Incidentally, this isn’t Baxter’s only derivative work based on Wells; his The Time Ships, which is a sequel to The Time Machine, is another fantastic work of his with alternate history elements.


Another work which uses the theme of imperialism deftly is The Great Martian War series by Scott Washburn, with one of the books being co-written with Jonathan Cresswell-Jones. Of all I have read of this little subgenre, this is the one that most uses the Martian invasion as a way of rewriting the First World War. The Martians land again some years after the first invasion and are met with a world that has been arming itself and researching new weapons as it looks in terror through telescopes at their crimson neighbor. Throughout the series, the various empires of Earth are now working in collaboration to fight off the Martian menace, in what can be read as a form of ruling class solidarity. This war is fought with tanks and ironclads and machine guns and airplanes, trading the static war of the trenches for a very mobile war in the United States and in the Middle East, in the books that have been published as of the writing of this article in October 2020.


Washburn’s work also works as a way of exploring how imperialists act, here in Martian guise. The Martians are not a unified bloc; they have sectarian tensions on their homeworld that affect the way their war effort is waged in a key way that I will not spoil. It also shows how damned stubborn imperialists can be, waging wars whose costs are so high for years and years and not have anything to show for them. At points, Earth in this world has resemblances to Ethiopia as it is being invaded by the Italians.

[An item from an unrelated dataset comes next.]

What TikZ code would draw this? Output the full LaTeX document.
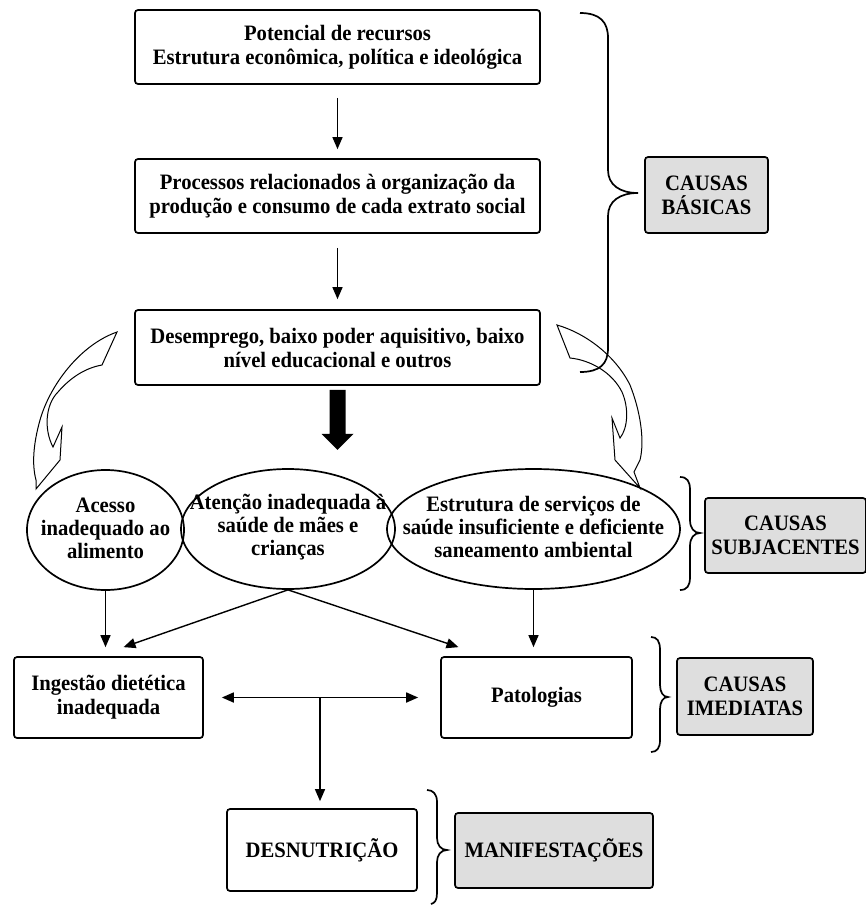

Moving on from the ‘adventure vs. theme’ dichotomy, there are some trends in these works that are worth noting. One is the selection of historical figures that pop up; Winston Churchill is popular by virtue of having his hands in every military pot the British had in the first few decades of the twentieth century, and partially due to his lasting fame as the man who saved Britain from a continent dominated by the Nazis. The other one that stands out to me is Theodore Roosevelt, who is a favorite choice for an American wartime leader. The Great Martian War series gets a lot of plot development from having the man be his country’s Churchill when confronted with the lumbering monstrosities that ravage the country; the animated film The War of the Worlds: Goliath takes a step further and has the man fight the Martians personally.. Roosevelt was certainly the sort of man, like Churchill, who embodied a can-do pragmatism common in the Western world in the time, and in that regard they are both interesting foils to what appeared to Wells as incomprehensible and unstoppable forces of nature, only felled by nature in turn.


Another noteworthy trend in these works is the internationalization of the setting, whereas the original takes place solely around London. Britain is often portrayed as needing help in surviving the original invasion (as in Powell’s trilogy), and this invasion is usually succeeded by an invasion of the entire planet. Interestingly, there aren’t many examples that internationalize the original invasion, rather than going with a second invasion.


On some level, these works can feel like they’re glorying in the fact that such an invasion did not happen, and that the Mars of our reality is the cold, unfeeling one that Kim Stanley Robinson so deftly imagined. It’s telling that those who are reimagining an invasion that was an obvious metaphor for colonialism come mostly from countries that were colonized themselves; rvbomally discussed this very well in an article for the Alternate History Weekly Update. In that sense, alternate historians have become the greater intelligences that watch this Victorian world with envious eyes.